My son went to a private school for a year. If we hadn’t moved from the region, I think I may have had to start selling plasma on the side to afford tuition.
It’s that expensive.
But you can’t deny the value of a good education. In fact, Dr. Jeffrey Sachs presents a horrifying case in his new book, The Price of Civilization. I don’t want to devolve this blog into the politics of this book. This blog, which refuses to stand for anything, doesn’t endorse any politics associated with the piece (enough disclaimers for ya’?).
My only point: the statistics in the tome don’t lie: the key to life isn’t in getting an advanced degree, but there’s a more-than-high probability that your quality of life is seriously screwed if you don’t have one.
You’re still going to have to work hard and secure a job, two factors that ain’t gonna come easy, even with the degree in-hand.
So, you being the amazing parent that you are, decide to begin saving for junior’s education.
And that’s where the fun begins.
Most people start from square 10, rather than square 1. That’s because the silly marketing departments for investment companies encourage you to start from the middle, with their emphasis on whether you should use a 529 plan or a pre-paid tuition option. How about mutual funds? Coverdell?
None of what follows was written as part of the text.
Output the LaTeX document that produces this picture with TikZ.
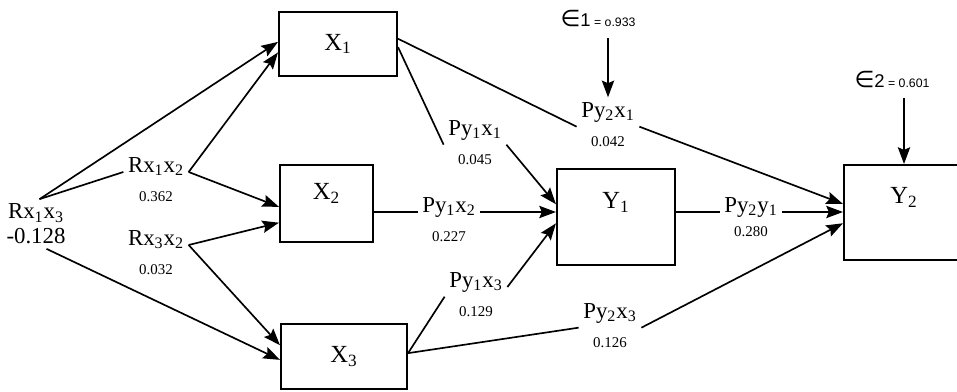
\documentclass[tikz,border=0pt]{standalone}
\usepackage{fontspec}
\setmainfont{Liberation Serif}
\setsansfont{Liberation Sans}
\newfontfamily\symfont{DejaVu Sans}
\usetikzlibrary{
  arrows.meta,
  positioning,
  calc
}
\tikzset{
  box/.style={draw,line width=1.2pt,inner sep=0pt,font=\fontsize{14}{16}\selectfont},
  intext/.style={inner sep=0pt,font=\fontsize{14}{16}\selectfont},
  lbl/.style={inner sep=2.5pt,anchor=base,font=\fontsize{13}{15}\selectfont},
  coef/.style={inner sep=1pt,anchor=base,font=\fontsize{8.5}{10}\selectfont},
  eps/.style={inner sep=2pt,anchor=base},
  link/.style={line width=0.95pt},
  arr/.style={link,-{Stealth[length=9.5pt,width=7pt,inset=1.5pt]}}
}
\newcommand{\ix}[1]{\textsubscript{#1}}
\newcommand{\pathcoef}[6][29]{%
  \node[lbl] (#2) at (#3,#4) {#5};%
  \node[coef] (#2v) at (#3,#4+#1) {#6};%
}
\newcommand{\epstext}[2]{%
  {\symfont\fontsize{13}{15}\selectfont ∈}{\sffamily\fontsize{10.5}{12}\selectfont #1\fontsize{7}{8}\selectfont{} = #2}%
}

\begin{document}
\begin{tikzpicture}[x=0.02cm,y=-0.02cm]
  \path[use as bounding box,clip] (0,0) rectangle (957,392);
  % variables
  \node[box,minimum width=2.36cm,minimum height=1.28cm] (x1) at (338,44) {X\ix1};
  \node[box,minimum width=1.86cm,minimum height=1.54cm,
    label={[intext,label distance=-0.79cm]north:X\ix2}] (x2) at (326.5,203.5) {};
  \node[box,minimum width=2.52cm,minimum height=1.30cm] (x3) at (344,356.5) {X\ix3};
  \node[box,minimum width=2.36cm,minimum height=1.92cm,
    label={[intext,label distance=-0.89cm]north:Y\ix1}] (y1) at (616,217) {};
  \node[box,minimum width=2.40cm,minimum height=1.90cm,
    label={[intext,label distance=-0.87cm]north:Y\ix2}] (y2) at (904,212.5) {};
  % coefficients
  \node[lbl,anchor=center,align=center,font=\fontsize{13}{14.2}\selectfont] (r13) at (36,224) {Rx\ix1x\ix3\\-0.128};
  \pathcoef{r12}{156}{172}{Rx\ix1x\ix2}{0.362}
  \pathcoef{r32}{156}{245}{Rx\ix3x\ix2}{0.032}
  \pathcoef{p11}{475}{135}{Py\ix1x\ix1}{0.045}
  \pathcoef{p21}{608}{117}{Py\ix2x\ix1}{0.042}
  \pathcoef{p12}{449}{212}{Py\ix1x\ix2}{0.227}
  \pathcoef{p13}{476}{287}{Py\ix1x\ix3}{0.129}
  \pathcoef{p23}{610}{318}{Py\ix2x\ix3}{0.126}
  \pathcoef[24]{p2y}{751}{212}{Py\ix2y\ix1}{0.280}
  \node[eps] (e1) at (598,27) {\epstext{1}{o.933}};
  \node[eps] (e2) at (892,87) {\epstext{2}{0.601}};
  % correlations
  \draw[arr] (r13.82) -- (x1.178);
  \draw[link] (r13.82) -- (r12.base west);
  \draw[arr] (r12.base east) -- (x1.188);
  \draw[arr] (r12.base east) -- (x2.184);
  \draw[arr] (r32.base east) -- (x2.202);
  \draw[arr] (r32.base east) -- (x3.170);
  \draw[arr] (r13.293) -- (x3.183);
  % paths
  \draw[link] (x1.5) -- (p21.south west);
  \draw[arr] (p21.south east) -- (y2.172);
  \draw[link] (x1.357) -- (p11.south west);
  \draw[arr] (p11.south east) -- (y1.168);
  \draw[link] (x2.east |- p12.base west) -- (p12.base west);
  \draw[arr] (p12.base east) -- (y1.west |- p12.base east);
  \draw[link] (x3.3) -- (p13.south west);
  \draw[arr] (p13.base east) -- (y1.186);
  \draw[link] (x3.3) -- (p23.south west);
  \draw[arr] (p23.south east) -- (y2.190);
  \draw[link] (y1.east |- p2y.base west) -- (p2y.base west);
  \draw[arr] (p2y.base east) -- (y2.west |- p2y.base east);
  % errors
  \draw[arr,shorten <=4pt] (p21.north |- e1.south) -- (p21.north);
  \draw[arr,shorten <=4pt] (y2.north |- e2.south) -- (y2.north);
\end{tikzpicture}
\end{document}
Decide what you want to save into already?
Remember the moldy financial advice to look at the map before starting your car? It’s advice that’s been rolled out often because it’s true. Start with your goal.
Of course, it’s impossible to ask a two year old where she wants to attend college. I take that back. You can ask, but the answer won’t be very accurate. So, as a financial planner, I had to get creative. We had to start with affordability. My question became “what can a parent afford?’
Good News on the Affordable Front
You can probably afford more education than you believe. I know that scholarship opportunities are overrated. It’s actually the calculation most financial planners use that are inaccurate.
Let’s visit a reliable website and view the college costs. We’ll focus on Kentucky University. Mostly because I’ve never been accused of being a fan of this school for no greater reason than I always want their basketball team to lose. I know. I’m petty. Let’s move on.
We’ll begin by finding reliable third-party information: Peterson’s College Search. At thefreefinancialadvisor, we like to use websites which don’t have an axe to grind. Petersons is a great site because they only want to be your go-to place for education statistics and information. (and no, thank you, I’m not being paid by Petersons, either.)
We’ll pretend you’re in-state for this exercise. See the bottom line? No? You’re right. We’re going to have to perform some math.
First, there’s tuition at $7,656. Then we skip down to fees, which are $954 for full-time students. Finally, gaze a paragraph down to room and board. That’s an additional $9,439.
The total cost of education, per year, is going to be $7656 + $954 + 9,439 = $ 18,049.
For this exercise, we’ll assume that you plan to pay all of these costs without scholarship aid. At least for planning purposes with your two year old, you shouldn’t count on aid. What happens if you plan on aid and don’t receive a package?
At this point you should be asking yourself, what about this number is affordable?
The good news is that the $9,439 number for room in board is correct. However, you may discount a portion of this price from your family budget.
In many financial planning meetings, the advisor will neglect to back down your costs associated with junior living at home. If your little-pride-and-joy moves away to college, you’ll no longer be responsible for food at home, and if your child leaves lights on as much as mine does, your utility bills will drop.
Why doesn’t an advisor back down these costs?
There are possible two reasons: either she isn’t very good at her job, or the much more malicious reason.
She is hoping to jack up the cost of education to raise the amount you’ll need to save. This amount will go into a fund she receives a commission for.
Now you’re thinking to yourself, there’s no way this really happens.
Sadly, you probably aren’t thinking that. So much for imagining our readers are all happy-go-lucky, believe-everything-you-read people. Nope.
Whether malicious or not, when you’re ready to start saving for college (and based on these numbers above, you should have started yesterday), be sure and discount the room and board numbers to factor in the savings you’ll find when junior is no longer eating you out of house and home.